В результате оградка, которая отделяет любую науку от вненаучных послеобеденных размышлений, в социологии оказалось не очень высокой. Не сравнить с красивой крепкой стеной, которая окружает математику, и даже с той хлипкой стыдливой загородочкой, которой прикрылась психология. Социология оказалась в положении "открытой науки" – открытой для любителей, для непрофессионалов. Открытой не в том смысле, что непрофессионал там с легкостью необычайной делает то же, что профессионал. Дело в другом: с точки зрения окружающего, непрофессионального народа то, что делает "на самом деле" этот непрофессионал, мало чем отличается от действительно профессиональных результатов.

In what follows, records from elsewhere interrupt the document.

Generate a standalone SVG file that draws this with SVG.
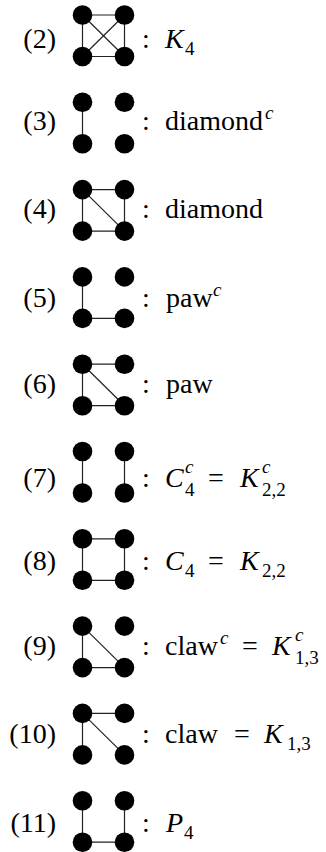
<svg xmlns="http://www.w3.org/2000/svg" width="326" height="852" viewBox="0 0 326 852">
<style>
.v{fill:#000}
.e{stroke:#222;stroke-width:1.2;fill:none}
.t{font-family:"Liberation Serif","DejaVu Serif","Times New Roman",serif;font-size:28px;fill:#000}
.n{text-anchor:end}
.i{font-style:italic}
.s{font-size:19px}
</style>
<rect width="326" height="852" fill="#fff"/>
<g id="edges">
<line class="e" x1="82.5" y1="15" x2="124.5" y2="15"/>
<line class="e" x1="82.5" y1="56.5" x2="124.5" y2="56.5"/>
<line class="e" x1="82.5" y1="15" x2="82.5" y2="56.5"/>
<line class="e" x1="124.5" y1="15" x2="124.5" y2="56.5"/>
<line class="e" x1="82.5" y1="15" x2="124.5" y2="56.5"/>
<line class="e" x1="124.5" y1="15" x2="82.5" y2="56.5"/>
<line class="e" x1="82.5" y1="102.3" x2="82.5" y2="143.8"/>
<line class="e" x1="82.5" y1="189.6" x2="124.5" y2="189.6"/>
<line class="e" x1="82.5" y1="189.6" x2="82.5" y2="231.1"/>
<line class="e" x1="124.5" y1="189.6" x2="124.5" y2="231.1"/>
<line class="e" x1="82.5" y1="231.1" x2="124.5" y2="231.1"/>
<line class="e" x1="82.5" y1="189.6" x2="124.5" y2="231.1"/>
<line class="e" x1="82.5" y1="276.9" x2="82.5" y2="318.4"/>
<line class="e" x1="82.5" y1="318.4" x2="124.5" y2="318.4"/>
<line class="e" x1="82.5" y1="364.2" x2="124.5" y2="364.2"/>
<line class="e" x1="82.5" y1="364.2" x2="82.5" y2="405.7"/>
<line class="e" x1="82.5" y1="405.7" x2="124.5" y2="405.7"/>
<line class="e" x1="82.5" y1="364.2" x2="124.5" y2="405.7"/>
<line class="e" x1="82.5" y1="451.5" x2="82.5" y2="493"/>
<line class="e" x1="124.5" y1="451.5" x2="124.5" y2="493"/>
<line class="e" x1="82.5" y1="538.8" x2="124.5" y2="538.8"/>
<line class="e" x1="82.5" y1="538.8" x2="82.5" y2="580.3"/>
<line class="e" x1="124.5" y1="538.8" x2="124.5" y2="580.3"/>
<line class="e" x1="82.5" y1="580.3" x2="124.5" y2="580.3"/>
<line class="e" x1="82.5" y1="626.1" x2="82.5" y2="667.6"/>
<line class="e" x1="82.5" y1="667.6" x2="124.5" y2="667.6"/>
<line class="e" x1="82.5" y1="626.1" x2="124.5" y2="667.6"/>
<line class="e" x1="82.5" y1="713.4" x2="124.5" y2="713.4"/>
<line class="e" x1="82.5" y1="713.4" x2="82.5" y2="754.9"/>
<line class="e" x1="82.5" y1="713.4" x2="124.5" y2="754.9"/>
<line class="e" x1="82.5" y1="800.7" x2="82.5" y2="842.2"/>
<line class="e" x1="82.5" y1="842.2" x2="124.5" y2="842.2"/>
<line class="e" x1="124.5" y1="800.7" x2="124.5" y2="842.2"/>
</g>
<g id="g2">
<circle class="v" cx="82.5" cy="15" r="9.8"/><circle class="v" cx="124.5" cy="15" r="9.8"/>
<circle class="v" cx="82.5" cy="56.5" r="9.8"/><circle class="v" cx="124.5" cy="56.5" r="9.8"/>
<text class="t n" x="56" y="48">(2)</text><text class="t" x="142" y="48">:</text>
<text class="t" y="48"><tspan class="i" x="165">K</tspan><tspan class="s" x="185" y="55">4</tspan></text>
</g>
<g id="g3">
<circle class="v" cx="82.5" cy="102.3" r="9.8"/><circle class="v" cx="124.5" cy="102.3" r="9.8"/>
<circle class="v" cx="82.5" cy="143.8" r="9.8"/><circle class="v" cx="124.5" cy="143.8" r="9.8"/>
<text class="t n" x="56" y="130">(3)</text><text class="t" x="142" y="130">:</text>
<text class="t" y="130"><tspan x="165">diamond</tspan><tspan class="s i" x="265" y="119">c</tspan></text>
</g>
<g id="g4">
<circle class="v" cx="82.5" cy="189.6" r="9.8"/><circle class="v" cx="124.5" cy="189.6" r="9.8"/>
<circle class="v" cx="82.5" cy="231.1" r="9.8"/><circle class="v" cx="124.5" cy="231.1" r="9.8"/>
<text class="t n" x="56" y="218">(4)</text><text class="t" x="142" y="218">:</text>
<text class="t" x="165" y="218">diamond</text>
</g>
<g id="g5">
<circle class="v" cx="82.5" cy="276.9" r="9.8"/><circle class="v" cx="124.5" cy="276.9" r="9.8"/>
<circle class="v" cx="82.5" cy="318.4" r="9.8"/><circle class="v" cx="124.5" cy="318.4" r="9.8"/>
<text class="t n" x="56" y="307">(5)</text><text class="t" x="142" y="307">:</text>
<text class="t" y="307"><tspan x="166">paw</tspan><tspan class="s i" x="213" y="296">c</tspan></text>
</g>
<g id="g6">
<circle class="v" cx="82.5" cy="364.2" r="9.8"/><circle class="v" cx="124.5" cy="364.2" r="9.8"/>
<circle class="v" cx="82.5" cy="405.7" r="9.8"/><circle class="v" cx="124.5" cy="405.7" r="9.8"/>
<text class="t n" x="56" y="393">(6)</text><text class="t" x="142" y="393">:</text>
<text class="t" x="166" y="393">paw</text>
</g>
<g id="g7">
<circle class="v" cx="82.5" cy="451.5" r="9.8"/><circle class="v" cx="124.5" cy="451.5" r="9.8"/>
<circle class="v" cx="82.5" cy="493" r="9.8"/><circle class="v" cx="124.5" cy="493" r="9.8"/>
<text class="t n" x="56" y="487">(7)</text><text class="t" x="142" y="487">:</text>
<text class="t" y="487"><tspan class="i" x="165">C</tspan><tspan class="s i" x="185" y="473">c</tspan><tspan class="s" x="185" y="496">4</tspan><tspan x="208" y="487">=</tspan><tspan class="i" x="240">K</tspan><tspan class="s i" x="262" y="473">c</tspan><tspan class="s" x="262" y="496">2,2</tspan></text>
</g>
<g id="g8">
<circle class="v" cx="82.5" cy="538.8" r="9.8"/><circle class="v" cx="124.5" cy="538.8" r="9.8"/>
<circle class="v" cx="82.5" cy="580.3" r="9.8"/><circle class="v" cx="124.5" cy="580.3" r="9.8"/>
<text class="t n" x="56" y="570">(8)</text><text class="t" x="142" y="570">:</text>
<text class="t" y="570"><tspan class="i" x="165">C</tspan><tspan class="s" x="185" y="577">4</tspan><tspan x="208" y="570">=</tspan><tspan class="i" x="240">K</tspan><tspan class="s" x="262" y="577">2,2</tspan></text>
</g>
<g id="g9">
<circle class="v" cx="82.5" cy="626.1" r="9.8"/><circle class="v" cx="124.5" cy="626.1" r="9.8"/>
<circle class="v" cx="82.5" cy="667.6" r="9.8"/><circle class="v" cx="124.5" cy="667.6" r="9.8"/>
<text class="t n" x="56" y="655">(9)</text><text class="t" x="142" y="655">:</text>
<text class="t" y="655"><tspan x="165">claw</tspan><tspan class="s i" x="220" y="644">c</tspan><tspan x="242" y="655">=</tspan><tspan class="i" x="272">K</tspan><tspan class="s i" x="295" y="641">c</tspan><tspan class="s" x="295" y="664">1,3</tspan></text>
</g>
<g id="g10">
<circle class="v" cx="82.5" cy="713.4" r="9.8"/><circle class="v" cx="124.5" cy="713.4" r="9.8"/>
<circle class="v" cx="82.5" cy="754.9" r="9.8"/><circle class="v" cx="124.5" cy="754.9" r="9.8"/>
<text class="t n" x="56" y="743">(10)</text><text class="t" x="142" y="743">:</text>
<text class="t" y="743"><tspan x="165">claw</tspan><tspan x="234">=</tspan><tspan class="i" x="264">K</tspan><tspan class="s" x="287" y="750">1,3</tspan></text>
</g>
<g id="g11">
<circle class="v" cx="82.5" cy="800.7" r="9.8"/><circle class="v" cx="124.5" cy="800.7" r="9.8"/>
<circle class="v" cx="82.5" cy="842.2" r="9.8"/><circle class="v" cx="124.5" cy="842.2" r="9.8"/>
<text class="t n" x="56" y="832">(11)</text><text class="t" x="142" y="832">:</text>
<text class="t" y="832"><tspan class="i" x="166">P</tspan><tspan class="s" x="184" y="839">4</tspan></text>
</g>
</svg>
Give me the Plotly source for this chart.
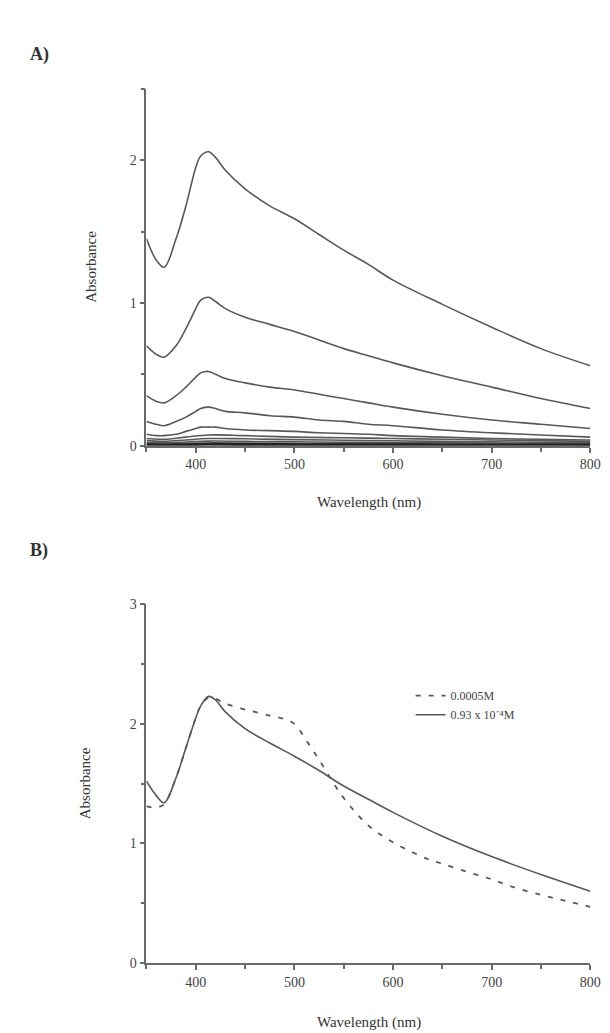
import plotly.graph_objects as go

# ---------------- Panel A data ----------------
wl_a = [350, 360, 368, 380, 390, 400, 405, 413, 420, 430, 450, 475, 500, 525, 550, 575, 600, 650, 700, 750, 800]
a1 = [1.45, 1.30, 1.25, 1.45, 1.68, 1.95, 2.03, 2.06, 2.02, 1.93, 1.80, 1.68, 1.59, 1.48, 1.37, 1.27, 1.16, 0.99, 0.83, 0.68, 0.56]
a2 = [0.70, 0.64, 0.62, 0.70, 0.82, 0.96, 1.02, 1.04, 1.01, 0.96, 0.90, 0.85, 0.80, 0.74, 0.68, 0.63, 0.58, 0.49, 0.41, 0.33, 0.26]
a3 = [0.35, 0.31, 0.30, 0.35, 0.41, 0.48, 0.51, 0.52, 0.50, 0.47, 0.44, 0.41, 0.39, 0.36, 0.33, 0.30, 0.27, 0.22, 0.18, 0.15, 0.12]
a4 = [0.17, 0.15, 0.14, 0.17, 0.20, 0.24, 0.26, 0.27, 0.26, 0.24, 0.23, 0.21, 0.20, 0.18, 0.17, 0.15, 0.14, 0.11, 0.09, 0.075, 0.06]
a5 = [0.08, 0.07, 0.07, 0.08, 0.10, 0.12, 0.13, 0.13, 0.13, 0.12, 0.11, 0.105, 0.10, 0.09, 0.085, 0.08, 0.07, 0.06, 0.05, 0.045, 0.04]

wl_s = [350, 368, 390, 413, 450, 500, 550, 600, 650, 700, 750, 800]
a6 = [0.050, 0.045, 0.060, 0.075, 0.070, 0.060, 0.055, 0.050, 0.045, 0.040, 0.035, 0.030]
a7 = [0.035, 0.030, 0.040, 0.050, 0.048, 0.042, 0.038, 0.034, 0.030, 0.027, 0.024, 0.022]
a8 = [0.022, 0.020, 0.026, 0.032, 0.030, 0.027, 0.024, 0.022, 0.020, 0.018, 0.016, 0.015]
a9 = [0.013, 0.012, 0.015, 0.019, 0.018, 0.016, 0.014, 0.013, 0.012, 0.011, 0.010, 0.009]
a10 = [0.006, 0.005, 0.007, 0.009, 0.008, 0.007, 0.006, 0.006, 0.005, 0.005, 0.004, 0.004]

# ---------------- Panel B data ----------------
wl_b_solid = [350, 360, 368, 380, 390, 400, 405, 413, 420, 430, 450, 475, 500, 525, 550, 575, 600, 650, 700, 750, 800]
b_solid = [1.52, 1.40, 1.34, 1.55, 1.80, 2.05, 2.15, 2.23, 2.20, 2.10, 1.96, 1.84, 1.73, 1.61, 1.48, 1.37, 1.26, 1.06, 0.89, 0.74, 0.60]
wl_b_dash = [350, 360, 368, 380, 390, 400, 405, 413, 420, 430, 450, 475, 490, 500, 513, 525, 540, 550, 575, 600, 635, 650, 676, 700, 720, 750, 775, 800]
b_dash = [1.31, 1.30, 1.33, 1.55, 1.80, 2.05, 2.15, 2.22, 2.21, 2.17, 2.12, 2.07, 2.04, 2.00, 1.85, 1.70, 1.50, 1.38, 1.15, 1.01, 0.87, 0.83, 0.76, 0.70, 0.64, 0.57, 0.52, 0.47]
label_dash = "0.0005M"
label_solid = "0.93 x 10\u207b\u2074M"

x_ticks = [400, 500, 600, 700, 800]

W, H = 610, 1033
FONT = "Liberation Serif"
LC = "#585858"

fig = go.Figure()

series_a = [(wl_a, a1), (wl_a, a2), (wl_a, a3), (wl_a, a4), (wl_a, a5),
            (wl_s, a6), (wl_s, a7), (wl_s, a8), (wl_s, a9)]
for xs, ys in series_a:
    fig.add_trace(go.Scatter(x=xs, y=ys, mode="lines", line=dict(color=LC, width=1.6, shape="spline"),
                             showlegend=False, xaxis="x", yaxis="y"))
fig.add_trace(go.Scatter(x=wl_s, y=a10, mode="lines", line=dict(color="#222222", width=3, shape="spline"),
                         showlegend=False, xaxis="x", yaxis="y"))

fig.add_trace(go.Scatter(x=wl_b_dash, y=b_dash, mode="lines", name=label_dash,
                         line=dict(color=LC, width=1.8, dash="5px,8px", shape="spline"),
                         xaxis="x2", yaxis="y2"))
fig.add_trace(go.Scatter(x=wl_b_solid, y=b_solid, mode="lines", name=label_solid,
                         line=dict(color=LC, width=1.6, shape="spline"),
                         xaxis="x2", yaxis="y2"))

def px_x(p):
    return p / W

def px_y(p):
    return 1 - p / H

axis_common = dict(showline=True, linecolor="#6a6a6a", linewidth=1.8, showgrid=False, zeroline=False,
                   ticks="outside", ticklen=5, tickwidth=1.5, tickcolor="#6a6a6a",
                   tickfont=dict(family=FONT, size=14, color="#444"))

xdom = [px_x(141), px_x(593)]
fig.update_layout(
    width=W, height=H,
    margin=dict(l=0, r=0, t=0, b=0),
    paper_bgcolor="white", plot_bgcolor="white",
    xaxis=dict(domain=xdom, range=[350, 800], tickvals=x_ticks, anchor="y",
               minor=dict(dtick=50, tick0=350, ticks="outside", ticklen=4, tickcolor="#6a6a6a"), **axis_common),
    yaxis=dict(domain=[px_y(437), px_y(75)], range=[0, 2.5], dtick=1, anchor="x",
               minor=dict(dtick=0.5, ticks="outside", ticklen=4, tickcolor="#6a6a6a"), **axis_common),
    xaxis2=dict(domain=xdom, range=[350, 800], tickvals=x_ticks, anchor="y2",
                minor=dict(dtick=50, tick0=350, ticks="outside", ticklen=4, tickcolor="#6a6a6a"), **axis_common),
    yaxis2=dict(domain=[px_y(962), px_y(598)], range=[0, 3], dtick=1, anchor="x2",
                minor=dict(dtick=0.5, ticks="outside", ticklen=4, tickcolor="#6a6a6a"), **axis_common),
    legend=dict(x=px_x(410), y=px_y(676), xanchor="left", yanchor="top",
                font=dict(family=FONT, size=12, color="#444"), bgcolor="rgba(0,0,0,0)",
                tracegroupgap=2),
    showlegend=True,
)

ann = [
    dict(text="<b>A)</b>", x=px_x(20), y=px_y(40), xanchor="left", yanchor="middle", font=dict(size=18)),
    dict(text="<b>B)</b>", x=px_x(20), y=px_y(543), xanchor="left", yanchor="middle", font=dict(size=18)),
    dict(text="Absorbance", x=px_x(85), y=px_y(255), textangle=-90, xanchor="center", yanchor="middle", font=dict(size=15)),
    dict(text="Absorbance", x=px_x(78), y=px_y(780), textangle=-90, xanchor="center", yanchor="middle", font=dict(size=15)),
    dict(text="Wavelength (nm)", x=px_x(368), y=px_y(495), xanchor="center", yanchor="middle", font=dict(size=15)),
    dict(text="Wavelength (nm)", x=px_x(368), y=px_y(1022), xanchor="center", yanchor="middle", font=dict(size=15)),
]
for a in ann:
    a["font"].update(family=FONT, color="#333")
    fig.add_annotation(xref="paper", yref="paper", showarrow=False, **a)

fig.write_html("out.html")
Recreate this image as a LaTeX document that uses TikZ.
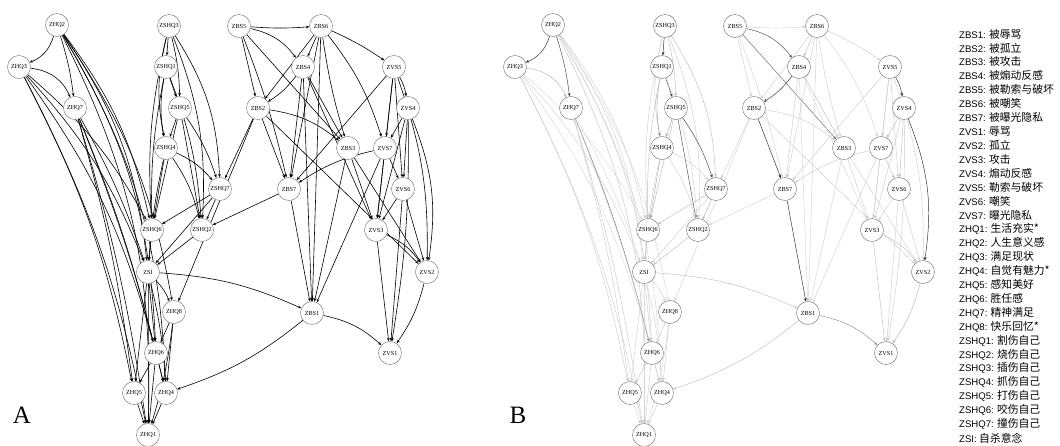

Есть немало наук, находящихся в таком же положении. В них отличия профессионала от любителя, грубо говоря, видит только сам профессионал. Такие науки внутренне очень напряжены – в них профессионалы стремятся всеми силами отделить себя от множества людей, которые теоретизируют после получаса размышлений на тему. Лихорадочно возводятся барьеры – посредством личных знакомств и через редакции журналов, узких конференций и профильных научных учреждений. Но в целом волна захлестывает, и иногда целые научные направления "сдаются" – близкие разряды профессионалов более не считают их "чистыми". Считается, что нормальную науку вот в этой и вон в той проблематике делать нельзя. Там засели такие...

Только качественная социология может служить основой для количественных исследований. Прежде чем считать, надо знать, как подразделить реальность, каким образом выделяются те элементарности, те единицы, которые потом будут считать, какие ограничения несет в себе уже сам способ выделения этих единиц. Однако эта качественная социология находится в трудном положении, и многие необходимые ее области опустились "ниже уровня моря" – в область обыденных мнений и умозаключений.

В результате для современных, количественных методов осталось не так много места – они работают там, где почему-либо из самых простых соображений ясно, что надо считать. Например, при опросах общественного мнения очевидно, что единицей служит "один голос", мнение одного человека. Потом возникает множество проблем – как человека спрашивать и как записывать его ответ, как ответы объединять и что значат полученные цифры. Изучение общественного мнения так устроено, что здесь можно держаться близко к непосредственным данным опыта и получать рафинированное знание с использованием минимального числа спекуляций.

И потому поллстеры старательно отгораживаются от вопросов "общей социологии". Вокруг социологии в целом оградка низенькая. А поллстеры внутри нее выстроили себе очень неплохое укрепление, где можно работать точными методами и добиваться до некоторой степени воспроизводимых результатов – для наук о человеке и обществе почти небывалая степень точности. И поллстеры пуще глаза берегут свою твердыню, оплот "нормальной науки" среди "побасенок". В крепость проникли враги, но донжон стоит неколебимо...

Это вовсе не уникальная ситуация. В лаборатории Павлова было запрещено употребление слова "инстинкт" – кто его произносил, платил штраф. Причина была той же – количественное изучение поведения, русский бихевиоризм, стремился отделить себя от охотничьих рассказов, антропоморфных объяснений и риторических проговорок, распространенных в зоопсихологии того времени. В социологии до штрафов не дошло, но и здесь есть не запрещенное, но неприличное в профессиональной среде выражение: "это так на самом деле".

Возникла очень забавная ситуация. Наука и отличается, в частности, тем, что претендует на знание "на самом деле", на знание истинного устройства исследуемой области реальности. Поллстеры, изучая реальность мнений и добившись значительных успехов в этом изучении, отгораживаются от всякого другого "на самом деле", кроме одного: мы знаем, какие "на самом деле" есть у людей мнения; все другое "на самом деле" нас не интересует. Это четкое и оправданное решение. Но – не полное, и потому журналисты задают вопросы.

Вывод – draft and dirty: поллстеры пока не умеют должным образом представить обществу (то есть журналистам) необходимость интереса к устройству "мира мнений в головах" в нормальной, не предэлекторальной ситуации.

Цель этой заметки – ответы на вопрос, который остался без ответа на круглом столе ФОМ-Клуба. Но остаться должны, конечно, не эти ответы – столь правдоподобные и говорящие о том "на самом деле", которого не любят поллстеры, – остаться должен вопрос: как сегодня устроено общество?